Conserver l’humidité hivernale dans le sol
Peter Mäder, agriculteur et entrepreneur de travaux agricoles à Fräschels FR, ne voit généralement pas non plus l’intérêt financier d’une irrigation dans les betteraves sucrières. Il n’a arrosé les betteraves qu’une seule fois ces dernières années. C’était eau printemps 2018, après le semis, pour éviter que les plantules ne sèchent. Samuel Jenni conseille de ne pas travailler le sol trop profondément au printemps. Avec un semis sous mulch, on conserve environ 25 à 30 mm d’humidité hivernale dans le sol, par rapport à la préparation du lit de semences avec une charrue ou un cultivateur. De plus, cela permet de générer des contributions au programme « sans labour ». Mais à quel moment la betterave sucrière est-elle la plus sensible au stress de la sécheresse ?
Le mois de juin est le plus vulnérable
La betterave sucrière se développe le plus en début de l’été (chez nous en juin, dans le nord de l’Allemagne en juillet). C’est à ce moment-là que le stress de la sécheresse a le plus d’effets négatifs sur le rendement. Cela a été démontré par Henning Ebmeyer et Christa Hoffmann de l’Institut de recherche sur la betterave sucrière à Göttingen (D) lors d’un essai en laboratoire (article en allemand). Si les betteraves ne recevaient à ce moment-là que la moitié de l’eau nécessaire, le rendement en sucre lors de la récolte des betteraves a chuté de 43% par rapport au contrôle suffisamment irrigué. La même sécheresse en août n’a fait chuter le rendement que de 20% dans l’essai en laboratoire. Ce que confirme Samuel Jenni du Centre betteravier : « En plein été, avec des températures supérieures à 30°C, la betterave arrête pratiquement sa croissance ». A ce moment-là, même une irrigation n’apporterait plus beaucoup de rendement supplémentaire. En juin, où la betterave a le plus besoin d’eau, nous avons encore généralement suffisamment de précipitations en Suisse.
Dans le nord de l’Allemagne, l’irrigation est la norme
La situation est différente dans le nord de l’Allemagne. Pour Jochen Meier, agriculteur et conseiller Strube dans le nord-est de la Basse-Saxe, l’irrigation des betteraves sucrières est un standard. Les sols sablonneux légers de cette région, avec une moyenne de 600 à 650 mm de précipitations annuelles, sont en partie sous irrigation depuis plus de 50 ans. Chaque agriculteur a un droit d’eau, c’est-à-dire un droit à une certaine quantité d’eau par an qu’il peut utiliser pour l’irrigation, explique Meier. Cette eau doit être répartie le plus judicieusement possible entre les cultures principales que sont les pommes de terre, les céréales et les betteraves sucrières. Jusqu’à présent, la betterave sucrière était la plus intéressante économiquement. Mais avec la hausse des prix des pommes de terre et des céréales et la baisse des prix des betteraves, la priorité en matière d’irrigation pourrait changer à l’avenir, fait remarquer l’agriculteur. D’autant plus que pour les pommes de terre et les céréales, il existe souvent des contrats de livraison qui doivent être respectés.

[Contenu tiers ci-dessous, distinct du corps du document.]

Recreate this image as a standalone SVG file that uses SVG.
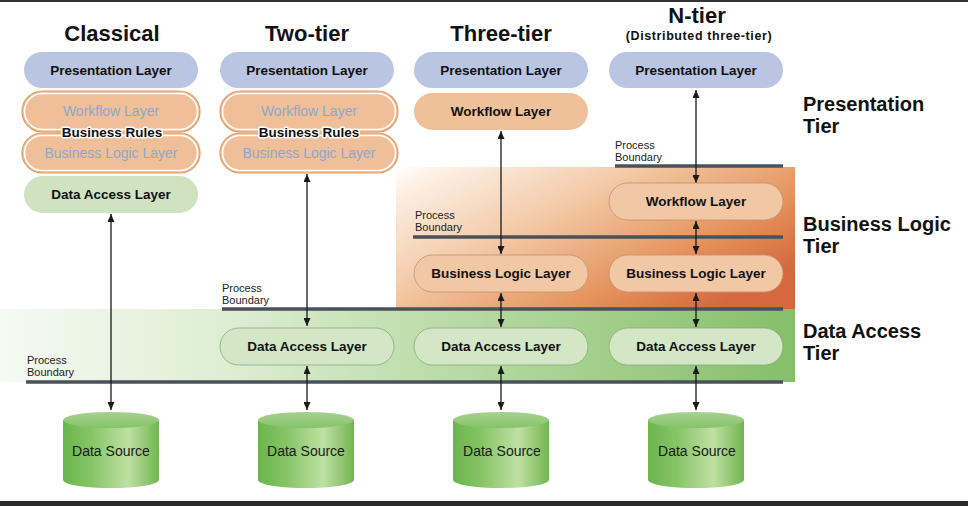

Retarder le plus possible la première intervention
En raison des droits d’eau limités et pour des raisons de coûts, il n’est toutefois pas possible, même dans le nord de l’Allemagne, d’arroser la betterave en continu pendant toute la période de végétation lors des années de sécheresse. « Comme la betterave est capable de puiser de l’eau même dans les couches profondes et qu’elle possède en outre une très grande capacité de régénération après la perte de ses feuilles, il faut retarder le plus possible le premier apport d’eau », sait Meier par expérience. « Ce n’est que lorsque les feuilles sont aplaties au sol, même le matin, qu’il faut envisager de recourir à l’arrosage ». Selon lui, c’est le cas à environ 30-40 % de la réseve utile (ru). La réserve utile (ru) indique la quantité d’eau qu’un sol peut stocker et qui est disponible pour les plantes.

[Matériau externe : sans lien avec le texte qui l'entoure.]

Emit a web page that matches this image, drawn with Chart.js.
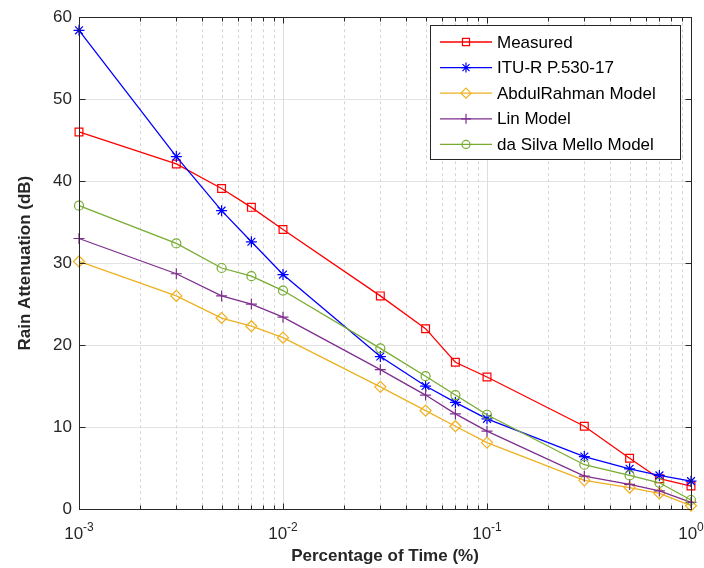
<!DOCTYPE html>
<html>
<head>
<meta charset="utf-8">
<script src="https://cdn.jsdelivr.net/npm/chart.js@4.4.0/dist/chart.umd.min.js"></script>
<style>
  body { margin: 0; background: #fff; }
  canvas { display: block; }
</style>
</head>
<body>
<canvas id="myChart" width="704" height="568"></canvas>
<script>
// percentage of time (%)
var timePct = [0.001, 0.003, 0.005, 0.007, 0.01, 0.03, 0.05, 0.07, 0.1, 0.3, 0.5, 0.7, 1];

var measured   = [46.0, 42.1, 39.1, 36.8, 34.1, 26.0, 22.0, 17.9, 16.1, 10.1, 6.2, 3.7, 2.8];
var ituR       = [58.4, 43.0, 36.4, 32.6, 28.6, 18.6, 15.0, 13.0, 11.0, 6.4, 4.9, 4.1, 3.4];
var abdulRahman = [30.2, 26.0, 23.3, 22.3, 20.9, 14.9, 12.0, 10.1, 8.1, 3.5, 2.6, 1.9, 0.4];
var linModel   = [33.0, 28.7, 26.0, 25.0, 23.4, 17.0, 13.9, 11.6, 9.5, 4.0, 3.0, 2.2, 0.8];
var daSilva    = [37.0, 32.4, 29.4, 28.4, 26.65, 19.6, 16.2, 13.9, 11.5, 5.4, 4.1, 3.2, 1.1];

var seriesNames = ['Measured', 'ITU-R P.530-17', 'AbdulRahman Model', 'Lin Model', 'da Silva Mello Model'];
var seriesData = [measured, ituR, abdulRahman, linModel, daSilva];
var seriesColors = ['#FF0000', '#0000FF', '#EDB120', '#7E2F8E', '#77AC30'];
var seriesMarkers = ['rect', 'star', 'rectRot', 'cross', 'circle'];
var markerSizes = [5.5, 5.5, 5.5, 5.5, 4.5];

var yTicks = [0, 10, 20, 30, 40, 50, 60];
var xDecades = [-3, -2, -1, 0];

var FONT = '"Liberation Sans", Arial, Helvetica, sans-serif';
var AXIS_COLOR = '#262626';

var datasets = seriesNames.map(function(name, i) {
    return {
        label: name,
        data: timePct.map(function(t, j) { return { x: t, y: seriesData[i][j] }; }),
        borderColor: seriesColors[i],
        backgroundColor: 'rgba(0,0,0,0)',
        borderWidth: 1.3,
        pointStyle: seriesMarkers[i],
        pointRadius: markerSizes[i],
        pointBorderWidth: 1.2,
        pointBorderColor: seriesColors[i],
        pointBackgroundColor: 'rgba(0,0,0,0)',
        tension: 0,
        clip: false,
        order: seriesNames.length - i
    };
});

// vertical log grid, under the data
var logGrid = {
    id: 'logGrid',
    beforeDatasetsDraw: function(chart) {
        var ctx = chart.ctx, x = chart.scales.x, a = chart.chartArea;
        ctx.save();
        ctx.lineWidth = 1;
        xDecades.forEach(function(d) {
            for (var m = 1; m <= 9; m++) {
                var v = m * Math.pow(10, d);
                if (v <= 0.001 || v >= 1) continue;
                var px = Math.round(x.getPixelForValue(v)) + 0.5;
                ctx.beginPath();
                if (m === 1) {
                    ctx.setLineDash([]);
                    ctx.strokeStyle = '#dedede';
                } else {
                    ctx.setLineDash([3, 3]);
                    ctx.strokeStyle = '#d6d6d6';
                }
                ctx.moveTo(px, a.top);
                ctx.lineTo(px, a.bottom);
                ctx.stroke();
            }
        });
        ctx.restore();
    }
};

// box, inward ticks, x labels, titles, legend
var decor = {
    id: 'decor',
    afterDraw: function(chart) {
        var ctx = chart.ctx, x = chart.scales.x, y = chart.scales.y, a = chart.chartArea;
        var L = Math.round(a.left) + 0.5, R = Math.round(a.right) + 0.5;
        var T = Math.round(a.top) + 0.5, B = Math.round(a.bottom) + 0.5;
        ctx.save();
        ctx.strokeStyle = AXIS_COLOR;
        ctx.lineWidth = 1;
        ctx.strokeRect(L, T, R - L, B - T);

        ctx.beginPath();
        yTicks.forEach(function(v) {
            var py = Math.round(y.getPixelForValue(v)) + 0.5;
            ctx.moveTo(L, py); ctx.lineTo(L + 6, py);
            ctx.moveTo(R, py); ctx.lineTo(R - 6, py);
        });
        xDecades.forEach(function(d) {
            for (var m = 1; m <= 9; m++) {
                var v = m * Math.pow(10, d);
                if (v > 1) continue;
                var px = Math.round(x.getPixelForValue(v)) + 0.5;
                var len = m === 1 ? 6 : 4;
                ctx.moveTo(px, B); ctx.lineTo(px, B - len);
                ctx.moveTo(px, T); ctx.lineTo(px, T + len);
            }
        });
        ctx.stroke();

        // x tick labels 10^n
        ctx.fillStyle = AXIS_COLOR;
        ctx.textBaseline = 'alphabetic';
        ctx.textAlign = 'left';
        xDecades.forEach(function(d) {
            var px = x.getPixelForValue(Math.pow(10, d));
            var exp = d === 0 ? '0' : String(d);
            ctx.font = '17px ' + FONT;
            var w1 = ctx.measureText('10').width;
            ctx.font = '12px ' + FONT;
            var w2 = ctx.measureText(exp).width;
            var sx = px - (w1 + w2) / 2;
            ctx.font = '17px ' + FONT;
            ctx.fillText('10', sx, 539);
            ctx.font = '12px ' + FONT;
            ctx.fillText(exp, sx + w1, 531);
        });

        // axis titles
        ctx.font = 'bold 17px ' + FONT;
        ctx.textAlign = 'center';
        ctx.fillText('Percentage of Time (%)', (a.left + a.right) / 2, 561);
        ctx.save();
        ctx.translate(30, (a.top + a.bottom) / 2);
        ctx.rotate(-Math.PI / 2);
        ctx.fillText('Rain Attenuation (dB)', 0, 0);
        ctx.restore();

        // legend
        var lx = 430.5, ly = 25.5, lw = 250, lh = 134;
        ctx.fillStyle = '#fff';
        ctx.fillRect(lx, ly, lw, lh);
        ctx.strokeStyle = AXIS_COLOR;
        ctx.strokeRect(lx, ly, lw, lh);
        ctx.font = '17px ' + FONT;
        ctx.textAlign = 'left';
        ctx.textBaseline = 'middle';
        seriesNames.forEach(function(name, i) {
            var ry = 42 + i * 25.6;
            ctx.strokeStyle = seriesColors[i];
            ctx.lineWidth = 1.3;
            ctx.beginPath();
            ctx.moveTo(440, ry); ctx.lineTo(492, ry);
            ctx.stroke();
            ctx.lineWidth = 1.2;
            ctx.fillStyle = 'rgba(0,0,0,0)';
            Chart.helpers.drawPoint(ctx, {
                pointStyle: seriesMarkers[i],
                radius: markerSizes[i] - 0.5,
                rotation: 0,
                borderWidth: 1.2
            }, 466, ry);
            ctx.fillStyle = '#000';
            ctx.fillText(name, 497, ry + 1);
        });
        ctx.restore();
    }
};

var chr = document.getElementById('myChart').getContext('2d');
var myChart = new Chart(chr, {
    type: 'line',
    data: { datasets: datasets },
    options: {
        responsive: false,
        animation: false,
        layout: { padding: { top: 13, right: 13, left: 0, bottom: 0 } },
        plugins: {
            legend: { display: false },
            tooltip: { enabled: false }
        },
        scales: {
            x: {
                type: 'logarithmic',
                min: 0.001,
                max: 1,
                ticks: { display: false },
                grid: { display: false },
                border: { display: false },
                afterFit: function(s) { s.height = 59; }
            },
            y: {
                min: 0,
                max: 60,
                ticks: {
                    stepSize: 10,
                    color: AXIS_COLOR,
                    padding: 7,
                    font: { family: FONT, size: 17 }
                },
                grid: { color: '#e3e3e3', drawTicks: false },
                border: { display: false },
                afterFit: function(s) { s.width = 79; }
            }
        }
    },
    plugins: [logGrid, decor]
});
</script>
</body>
</html>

Selon le conseiller Strube, la quantité d’eau par passage d’arrosage devrait se situer entre 30 et 35 mm, soit 300 à 350 m³ par hectare, en fonction du sol. Sur les sols légers, des apports plus faibles sont judicieux, mais réduisent en même temps l’intervalle de temps entre les arrosages. « En moyenne, 3 à 4 passages ont été nécessaires ces dernières années », explique Meier. Ainsi, les rendements auraient pu être augmentés de 20% en moyenne.
Quels sont les facteurs du changement climatique ?

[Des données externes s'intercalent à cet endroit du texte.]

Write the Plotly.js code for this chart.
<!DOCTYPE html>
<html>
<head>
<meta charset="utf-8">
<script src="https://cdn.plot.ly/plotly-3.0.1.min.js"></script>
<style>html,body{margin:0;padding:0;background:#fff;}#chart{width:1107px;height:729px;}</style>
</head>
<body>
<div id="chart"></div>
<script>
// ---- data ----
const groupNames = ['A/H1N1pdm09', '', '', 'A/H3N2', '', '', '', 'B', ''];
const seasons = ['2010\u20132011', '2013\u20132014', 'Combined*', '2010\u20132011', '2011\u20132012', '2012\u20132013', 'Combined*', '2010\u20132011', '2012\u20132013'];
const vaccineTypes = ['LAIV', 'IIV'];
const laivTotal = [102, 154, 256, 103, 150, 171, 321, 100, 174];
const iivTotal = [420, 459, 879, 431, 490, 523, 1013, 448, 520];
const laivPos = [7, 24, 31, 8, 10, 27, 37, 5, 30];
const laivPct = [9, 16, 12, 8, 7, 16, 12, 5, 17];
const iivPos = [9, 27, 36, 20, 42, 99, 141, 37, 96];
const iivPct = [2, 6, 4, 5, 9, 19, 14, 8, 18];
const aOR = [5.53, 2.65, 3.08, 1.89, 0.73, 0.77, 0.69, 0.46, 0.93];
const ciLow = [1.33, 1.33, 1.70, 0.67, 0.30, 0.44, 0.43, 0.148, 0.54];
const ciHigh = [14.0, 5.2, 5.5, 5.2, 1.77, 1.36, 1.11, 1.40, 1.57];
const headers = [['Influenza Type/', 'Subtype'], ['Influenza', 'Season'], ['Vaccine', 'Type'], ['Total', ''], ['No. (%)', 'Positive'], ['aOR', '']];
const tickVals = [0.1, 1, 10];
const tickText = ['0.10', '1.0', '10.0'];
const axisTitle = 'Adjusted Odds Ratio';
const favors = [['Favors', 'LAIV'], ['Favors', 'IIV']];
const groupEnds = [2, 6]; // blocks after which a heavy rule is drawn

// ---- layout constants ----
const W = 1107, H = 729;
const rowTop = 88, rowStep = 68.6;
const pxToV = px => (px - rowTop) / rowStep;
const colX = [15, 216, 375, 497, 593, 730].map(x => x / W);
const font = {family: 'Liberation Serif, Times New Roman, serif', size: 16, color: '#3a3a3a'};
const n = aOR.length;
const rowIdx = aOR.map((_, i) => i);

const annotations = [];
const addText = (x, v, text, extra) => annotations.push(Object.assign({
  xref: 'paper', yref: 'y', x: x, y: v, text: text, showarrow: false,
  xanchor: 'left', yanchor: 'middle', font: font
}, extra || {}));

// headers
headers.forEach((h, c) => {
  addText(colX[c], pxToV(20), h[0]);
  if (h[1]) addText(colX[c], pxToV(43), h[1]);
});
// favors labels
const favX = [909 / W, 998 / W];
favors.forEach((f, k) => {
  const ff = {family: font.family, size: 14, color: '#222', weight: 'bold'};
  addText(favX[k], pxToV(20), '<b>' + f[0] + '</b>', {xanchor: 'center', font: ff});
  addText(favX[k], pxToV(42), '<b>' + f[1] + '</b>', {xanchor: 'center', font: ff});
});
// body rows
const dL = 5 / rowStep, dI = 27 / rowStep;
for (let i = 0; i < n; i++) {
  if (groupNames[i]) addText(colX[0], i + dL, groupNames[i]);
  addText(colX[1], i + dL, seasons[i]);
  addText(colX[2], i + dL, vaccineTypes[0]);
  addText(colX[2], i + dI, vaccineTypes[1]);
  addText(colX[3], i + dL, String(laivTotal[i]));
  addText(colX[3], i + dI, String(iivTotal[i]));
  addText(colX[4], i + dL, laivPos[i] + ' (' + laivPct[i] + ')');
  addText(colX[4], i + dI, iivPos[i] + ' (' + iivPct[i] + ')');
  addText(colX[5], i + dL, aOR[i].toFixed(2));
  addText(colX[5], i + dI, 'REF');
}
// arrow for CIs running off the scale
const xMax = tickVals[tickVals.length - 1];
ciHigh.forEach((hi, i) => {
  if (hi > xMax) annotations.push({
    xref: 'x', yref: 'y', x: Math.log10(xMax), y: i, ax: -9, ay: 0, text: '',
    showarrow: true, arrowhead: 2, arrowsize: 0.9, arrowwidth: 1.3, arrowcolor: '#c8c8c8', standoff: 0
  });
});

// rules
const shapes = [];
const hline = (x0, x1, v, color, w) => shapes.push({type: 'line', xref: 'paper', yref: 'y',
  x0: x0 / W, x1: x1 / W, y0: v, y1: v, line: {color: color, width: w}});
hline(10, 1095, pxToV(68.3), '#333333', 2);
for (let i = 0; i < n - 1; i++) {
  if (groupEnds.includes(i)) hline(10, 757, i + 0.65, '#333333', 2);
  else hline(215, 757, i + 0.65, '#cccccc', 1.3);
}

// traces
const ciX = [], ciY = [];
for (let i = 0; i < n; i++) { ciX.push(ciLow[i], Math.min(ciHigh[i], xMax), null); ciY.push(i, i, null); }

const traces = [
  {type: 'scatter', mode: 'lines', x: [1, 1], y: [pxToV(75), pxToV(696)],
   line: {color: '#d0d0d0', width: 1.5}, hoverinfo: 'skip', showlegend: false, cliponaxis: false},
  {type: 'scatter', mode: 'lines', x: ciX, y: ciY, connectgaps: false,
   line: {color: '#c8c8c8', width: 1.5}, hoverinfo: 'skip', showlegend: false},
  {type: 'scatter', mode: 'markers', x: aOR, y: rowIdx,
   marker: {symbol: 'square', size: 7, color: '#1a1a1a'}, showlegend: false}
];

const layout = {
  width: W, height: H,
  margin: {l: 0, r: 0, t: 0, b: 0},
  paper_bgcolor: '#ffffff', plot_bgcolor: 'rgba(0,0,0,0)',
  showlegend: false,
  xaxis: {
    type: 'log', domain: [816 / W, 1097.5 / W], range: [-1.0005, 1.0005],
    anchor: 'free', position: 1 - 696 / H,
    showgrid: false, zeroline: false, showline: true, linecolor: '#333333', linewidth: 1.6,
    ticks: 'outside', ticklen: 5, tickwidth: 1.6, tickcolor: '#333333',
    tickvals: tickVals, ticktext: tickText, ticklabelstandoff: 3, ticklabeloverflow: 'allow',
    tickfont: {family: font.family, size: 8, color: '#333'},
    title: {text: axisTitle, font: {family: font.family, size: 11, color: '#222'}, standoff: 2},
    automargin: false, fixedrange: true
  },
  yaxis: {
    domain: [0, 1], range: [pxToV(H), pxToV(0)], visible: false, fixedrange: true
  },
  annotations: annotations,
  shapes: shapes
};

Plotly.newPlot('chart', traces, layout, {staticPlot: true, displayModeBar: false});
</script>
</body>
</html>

Avec le changement climatique, l’irrigation des betteraves deviendra-t-elle aussi la norme en Suisse ? Samuel Jenni, du Centre betteravier, doute que davantage d’irrigation ait un sens sur le plan financier. « Dans les régions méridionales comme la Grèce, l’Espagne ou l’Italie, les betteraves ont en partie disparu, tout simplement parce que les apports d’eau ne sont pas rentables ou parce que l’eau n’est pas disponible ou qu’elle est utilisée pour les cultures maraîchères », explique Jenni. Des réflexions similaires pourraient également jouer un rôle en Suisse. Selon le responsable du service, les légumes et les pommes de terre doivent être irrigués en priorité, le maïs et l’herbe en deuxième priorité, la betterave, le tournesol et le blé d’hiver en dernière priorité.